**To be done**
Exactly retype the opening line of the entries and every line after it, ending with the line that contains "const yA = d3.scaleLinear().domain([0, 0.9]).range([280, 20.8]);". Skip all pictures.

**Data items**
+++++

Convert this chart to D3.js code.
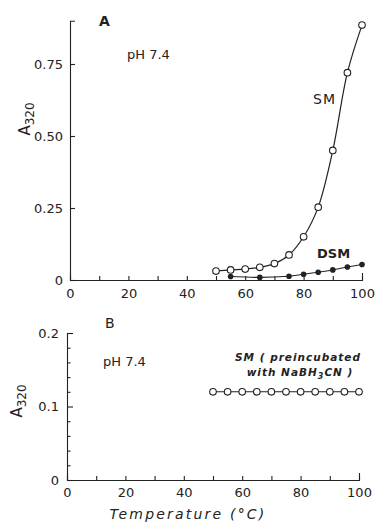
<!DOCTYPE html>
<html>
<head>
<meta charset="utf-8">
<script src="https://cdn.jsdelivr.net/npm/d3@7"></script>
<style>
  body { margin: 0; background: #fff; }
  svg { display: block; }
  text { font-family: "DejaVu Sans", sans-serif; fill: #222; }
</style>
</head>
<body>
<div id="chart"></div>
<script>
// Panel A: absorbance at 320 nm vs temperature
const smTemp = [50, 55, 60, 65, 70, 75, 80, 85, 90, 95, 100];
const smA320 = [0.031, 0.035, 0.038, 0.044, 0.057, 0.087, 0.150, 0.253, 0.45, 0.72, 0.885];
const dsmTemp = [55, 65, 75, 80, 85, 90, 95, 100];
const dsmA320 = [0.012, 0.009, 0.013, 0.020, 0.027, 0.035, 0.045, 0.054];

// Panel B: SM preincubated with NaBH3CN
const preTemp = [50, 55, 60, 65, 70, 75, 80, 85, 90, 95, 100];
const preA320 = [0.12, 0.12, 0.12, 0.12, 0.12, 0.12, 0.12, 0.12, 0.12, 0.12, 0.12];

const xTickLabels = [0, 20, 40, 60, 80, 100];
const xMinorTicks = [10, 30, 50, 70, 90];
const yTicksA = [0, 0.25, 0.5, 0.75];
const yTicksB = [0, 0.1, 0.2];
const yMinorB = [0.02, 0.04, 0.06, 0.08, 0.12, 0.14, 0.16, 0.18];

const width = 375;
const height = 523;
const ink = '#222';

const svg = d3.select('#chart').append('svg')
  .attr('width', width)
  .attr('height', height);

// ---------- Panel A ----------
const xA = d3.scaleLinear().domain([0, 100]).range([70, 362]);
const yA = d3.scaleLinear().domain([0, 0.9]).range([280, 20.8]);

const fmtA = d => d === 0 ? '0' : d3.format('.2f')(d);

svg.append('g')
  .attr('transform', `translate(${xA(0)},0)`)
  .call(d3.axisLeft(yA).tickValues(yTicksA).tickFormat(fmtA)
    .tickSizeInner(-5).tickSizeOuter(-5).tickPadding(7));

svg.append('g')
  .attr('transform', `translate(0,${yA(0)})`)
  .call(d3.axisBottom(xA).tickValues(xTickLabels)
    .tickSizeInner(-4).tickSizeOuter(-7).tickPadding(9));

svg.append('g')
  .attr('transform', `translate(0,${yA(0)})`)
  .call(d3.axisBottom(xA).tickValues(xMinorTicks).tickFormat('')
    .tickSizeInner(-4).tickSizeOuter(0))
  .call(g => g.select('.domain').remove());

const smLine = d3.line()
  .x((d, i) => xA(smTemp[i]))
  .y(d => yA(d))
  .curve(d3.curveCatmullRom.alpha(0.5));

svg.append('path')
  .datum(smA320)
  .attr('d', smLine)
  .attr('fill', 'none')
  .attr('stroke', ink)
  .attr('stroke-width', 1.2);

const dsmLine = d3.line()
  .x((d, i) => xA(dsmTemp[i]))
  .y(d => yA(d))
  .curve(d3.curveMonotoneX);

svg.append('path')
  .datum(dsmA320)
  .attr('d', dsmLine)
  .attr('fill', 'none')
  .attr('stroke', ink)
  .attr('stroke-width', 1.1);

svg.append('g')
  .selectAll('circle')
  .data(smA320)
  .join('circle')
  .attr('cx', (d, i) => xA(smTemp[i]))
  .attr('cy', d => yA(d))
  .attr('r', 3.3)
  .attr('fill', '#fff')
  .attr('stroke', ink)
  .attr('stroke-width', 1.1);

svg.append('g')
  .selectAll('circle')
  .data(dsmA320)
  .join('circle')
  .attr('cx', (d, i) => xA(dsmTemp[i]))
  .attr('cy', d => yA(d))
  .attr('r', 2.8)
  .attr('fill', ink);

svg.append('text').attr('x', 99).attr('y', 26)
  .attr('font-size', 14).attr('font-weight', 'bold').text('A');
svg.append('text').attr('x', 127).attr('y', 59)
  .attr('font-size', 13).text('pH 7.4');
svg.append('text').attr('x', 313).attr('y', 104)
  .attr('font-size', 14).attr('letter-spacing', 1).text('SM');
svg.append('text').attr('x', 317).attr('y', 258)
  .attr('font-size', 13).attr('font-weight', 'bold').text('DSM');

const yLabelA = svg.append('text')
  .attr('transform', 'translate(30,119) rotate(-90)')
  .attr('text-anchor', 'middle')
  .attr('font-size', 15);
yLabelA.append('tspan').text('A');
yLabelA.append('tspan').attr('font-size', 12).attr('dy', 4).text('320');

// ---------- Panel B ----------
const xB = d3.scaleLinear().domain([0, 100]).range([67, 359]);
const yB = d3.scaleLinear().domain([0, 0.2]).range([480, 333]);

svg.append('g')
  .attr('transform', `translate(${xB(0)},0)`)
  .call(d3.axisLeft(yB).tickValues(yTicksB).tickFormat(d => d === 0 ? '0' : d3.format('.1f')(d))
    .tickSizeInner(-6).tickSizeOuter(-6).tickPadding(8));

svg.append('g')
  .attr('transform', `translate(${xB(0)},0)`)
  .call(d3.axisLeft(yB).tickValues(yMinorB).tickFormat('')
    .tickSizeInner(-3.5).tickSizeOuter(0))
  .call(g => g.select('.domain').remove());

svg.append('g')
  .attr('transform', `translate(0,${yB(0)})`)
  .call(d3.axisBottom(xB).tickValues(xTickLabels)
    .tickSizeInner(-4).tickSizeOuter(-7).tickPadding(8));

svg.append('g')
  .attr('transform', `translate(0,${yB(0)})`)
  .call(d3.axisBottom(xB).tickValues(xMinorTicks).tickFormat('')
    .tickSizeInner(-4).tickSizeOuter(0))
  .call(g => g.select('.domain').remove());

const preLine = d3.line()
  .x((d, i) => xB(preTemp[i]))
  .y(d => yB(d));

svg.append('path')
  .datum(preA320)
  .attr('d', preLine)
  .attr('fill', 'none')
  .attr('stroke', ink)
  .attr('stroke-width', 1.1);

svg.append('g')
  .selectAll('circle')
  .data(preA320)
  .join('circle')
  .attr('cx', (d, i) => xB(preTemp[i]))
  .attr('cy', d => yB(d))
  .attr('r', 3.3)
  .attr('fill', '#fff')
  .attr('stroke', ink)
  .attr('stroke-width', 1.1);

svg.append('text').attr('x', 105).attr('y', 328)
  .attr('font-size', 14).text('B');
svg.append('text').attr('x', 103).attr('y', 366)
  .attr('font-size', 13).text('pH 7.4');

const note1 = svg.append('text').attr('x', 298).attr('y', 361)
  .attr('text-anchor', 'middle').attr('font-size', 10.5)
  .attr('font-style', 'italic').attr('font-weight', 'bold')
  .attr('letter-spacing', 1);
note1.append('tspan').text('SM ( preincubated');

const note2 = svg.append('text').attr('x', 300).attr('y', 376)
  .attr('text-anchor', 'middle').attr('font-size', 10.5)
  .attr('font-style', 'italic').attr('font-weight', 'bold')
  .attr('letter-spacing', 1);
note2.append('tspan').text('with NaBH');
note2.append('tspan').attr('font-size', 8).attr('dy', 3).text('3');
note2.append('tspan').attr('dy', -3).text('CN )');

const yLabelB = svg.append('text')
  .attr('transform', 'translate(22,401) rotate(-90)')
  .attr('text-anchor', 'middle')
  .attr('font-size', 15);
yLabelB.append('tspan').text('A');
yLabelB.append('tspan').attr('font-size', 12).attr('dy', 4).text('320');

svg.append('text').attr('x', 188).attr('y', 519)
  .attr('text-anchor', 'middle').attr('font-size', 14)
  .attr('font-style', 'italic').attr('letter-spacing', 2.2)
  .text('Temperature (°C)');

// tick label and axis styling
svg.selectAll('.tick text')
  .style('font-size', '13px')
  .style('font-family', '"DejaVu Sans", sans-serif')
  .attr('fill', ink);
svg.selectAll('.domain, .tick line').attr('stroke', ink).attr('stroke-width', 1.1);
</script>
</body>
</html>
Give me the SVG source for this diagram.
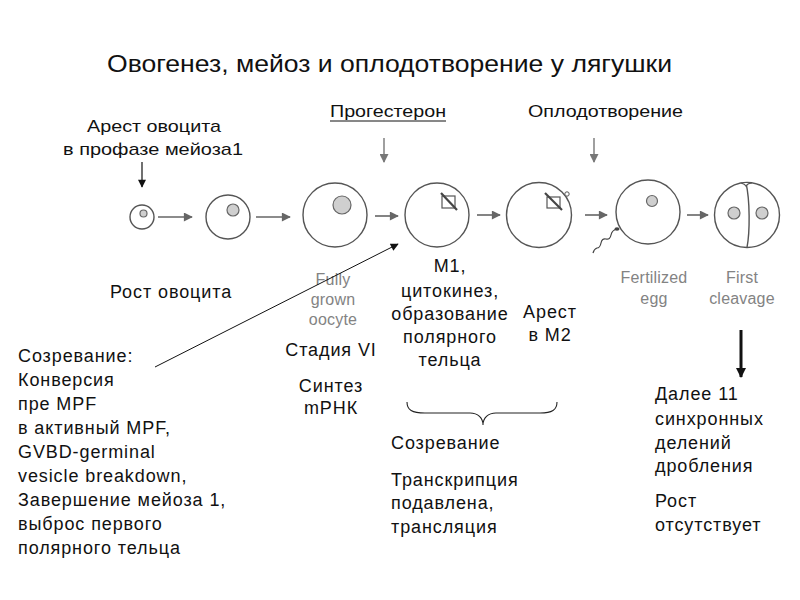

+++++

**Problem solution**
Convert this chart to D3.js code.
<!DOCTYPE html>
<html>
<head>
<meta charset="utf-8">
<script src="https://cdn.jsdelivr.net/npm/d3@7"></script>
<style>
  body { margin: 0; background: #fff; }
  svg { display: block; }
  text { font-family: "DejaVu Sans", sans-serif; fill: #222; }
</style>
</head>
<body>
<div id="chart"></div>
<script>
// Panel A: absorbance at 320 nm vs temperature
const smTemp = [50, 55, 60, 65, 70, 75, 80, 85, 90, 95, 100];
const smA320 = [0.031, 0.035, 0.038, 0.044, 0.057, 0.087, 0.150, 0.253, 0.45, 0.72, 0.885];
const dsmTemp = [55, 65, 75, 80, 85, 90, 95, 100];
const dsmA320 = [0.012, 0.009, 0.013, 0.020, 0.027, 0.035, 0.045, 0.054];

// Panel B: SM preincubated with NaBH3CN
const preTemp = [50, 55, 60, 65, 70, 75, 80, 85, 90, 95, 100];
const preA320 = [0.12, 0.12, 0.12, 0.12, 0.12, 0.12, 0.12, 0.12, 0.12, 0.12, 0.12];

const xTickLabels = [0, 20, 40, 60, 80, 100];
const xMinorTicks = [10, 30, 50, 70, 90];
const yTicksA = [0, 0.25, 0.5, 0.75];
const yTicksB = [0, 0.1, 0.2];
const yMinorB = [0.02, 0.04, 0.06, 0.08, 0.12, 0.14, 0.16, 0.18];

const width = 375;
const height = 523;
const ink = '#222';

const svg = d3.select('#chart').append('svg')
  .attr('width', width)
  .attr('height', height);

// ---------- Panel A ----------
const xA = d3.scaleLinear().domain([0, 100]).range([70, 362]);
const yA = d3.scaleLinear().domain([0, 0.9]).range([280, 20.8]);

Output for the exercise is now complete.